Despite his misgivings of Dorothy, for she apparently killed the “merciful and stern” Witch of the Eastern Woods, Ojo decides to lead Dorothy to a road that will take her to the Wizard if she follows it far enough, in the hopes that the Wizard can get her home. Getting to the road itself means going through the Prison of the Abject, a really unpleasant place that houses Ojo’s own wife, that the Witch of the East made. And then here we finally make it to the road, which is barely even brick, instead dusted yellow with poppy pollen. Poppy. You know, opium? Oh yes, the Lollipop Guild is far away now.

Dorothy is striding down the road and comes across a man being crucified in a field, who of course she has to help down and at least tend to his injuries. The man claims to suffer amnesia, not even remembering his own name, so Dorothy names him after the home town back in Kansas she misses fiercely, Lucas (Oliver Jackson-Cohen). And as Dorothy and the newly-named Lucas take back to the yellow poppy road, they discover the Witch of the East isn’t entirely dead.

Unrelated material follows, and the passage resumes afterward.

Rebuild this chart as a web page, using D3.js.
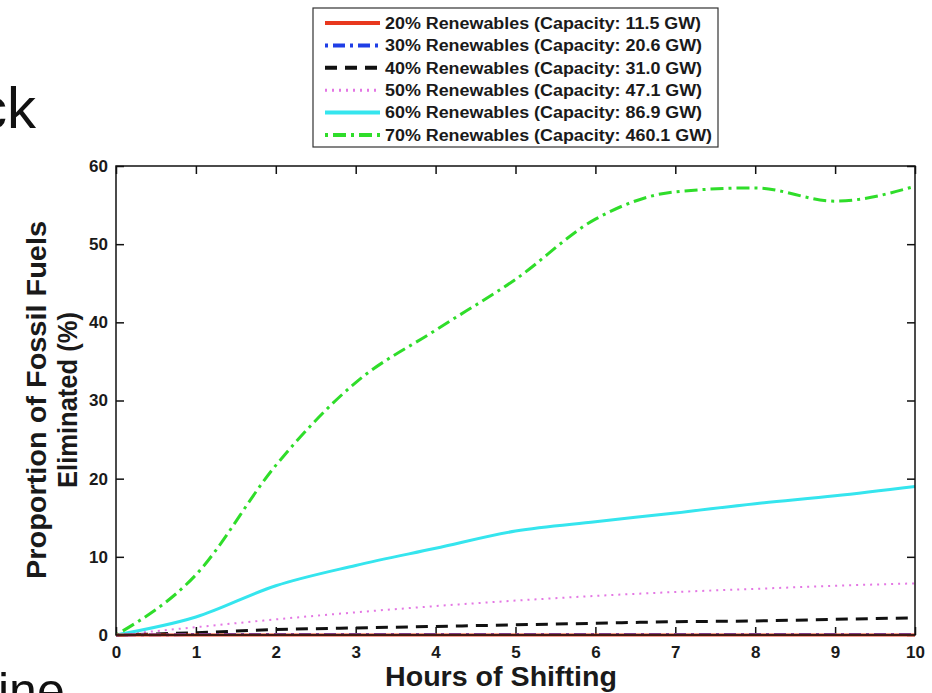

I’d like to state for the record that, while I understand the Witch of the East Woods was a savage and stern woman, the manner in which she actually did die was seriously incongruous and unlikely for a Witch of her potential caliber. Anyway, the upshot is, those ruby-and-gold clawed gauntlets the East Witch was sporting transfer to Dorothy at the moment of her death, which is interesting, because the power players of the show spend a lot of the premiere stating “only a witch can kill another witch”.

Meanwhile elsewhere, news of the death of the East Witch (Florence Kasumba) has spread very fast, and the Wizard (Vincent D’Onofrio) in the Emerald City is opening the sealed Witches’ Temple so her remaining sisters may give her a proper funeral. The Wizard also sent some of his personal Guard to check out the circumstances surrounding East’s death. But the opening of the Temple is a big deal, as it hasn’t been opened since the death of the Witch or Mother of the South was felled by this catch-all monster called the Beast Forever, and the Wizard ordered the place sealed up and outlawed magic entirely. Because somehow the Wizard did what no one else could, not even by magical means, and took out the Beast Forever himself.

Mother-Witch of the North, Glinda (Joely Richardson) of the chaste army of nun-like acolytes, and her opium-addicted whore of a sister, Witch of the West (Ana Ularu), converge with the Wizard to do a last “sing” for their sister of the East in the Temple, and also to pull off some kind of subterfuge right under everyone’s nose. Needless to say, the actual funeral of Sister East is rather unusual, even for Oz.

Elsewhere on the road, Dorothy’s concern for Lucas’ bleeding wounds lead her to the hovel of the Herb-Witch Mombi (Fiona Shaw), who happens to be keeping a young boy prisoner for some odd nefarious motives. And of course it turns out, this boy has a few peculiar secrets of his own.

We do Emerald City a disservice if we try to compare it to anything else, up to and including the original Wizard of Oz, or the current favorite catchphrase about the show, “Game of Thrones meets Wizard of Oz,” because the show obviously has its own mythos and backstories. They want rather desperately to give us a grand show and pack in as much of the world as possible, but its all for naught if we just don’t care about the characters.

I liked the interplay between the Wizard, (love me some D’Onofrio too) and the strikingly different Witches, their costumes, like everything from the original stories got polished or roughened elsewhere; the show has the potential to be something great. Give it a chance, and remember, Return to Oz was a very different take on the whole Oz world, but most of us loved that too. And a shoutout to L. Frank Baum too!

Transport yourself to Emerald City on NBC, Fridays @ 9/8c!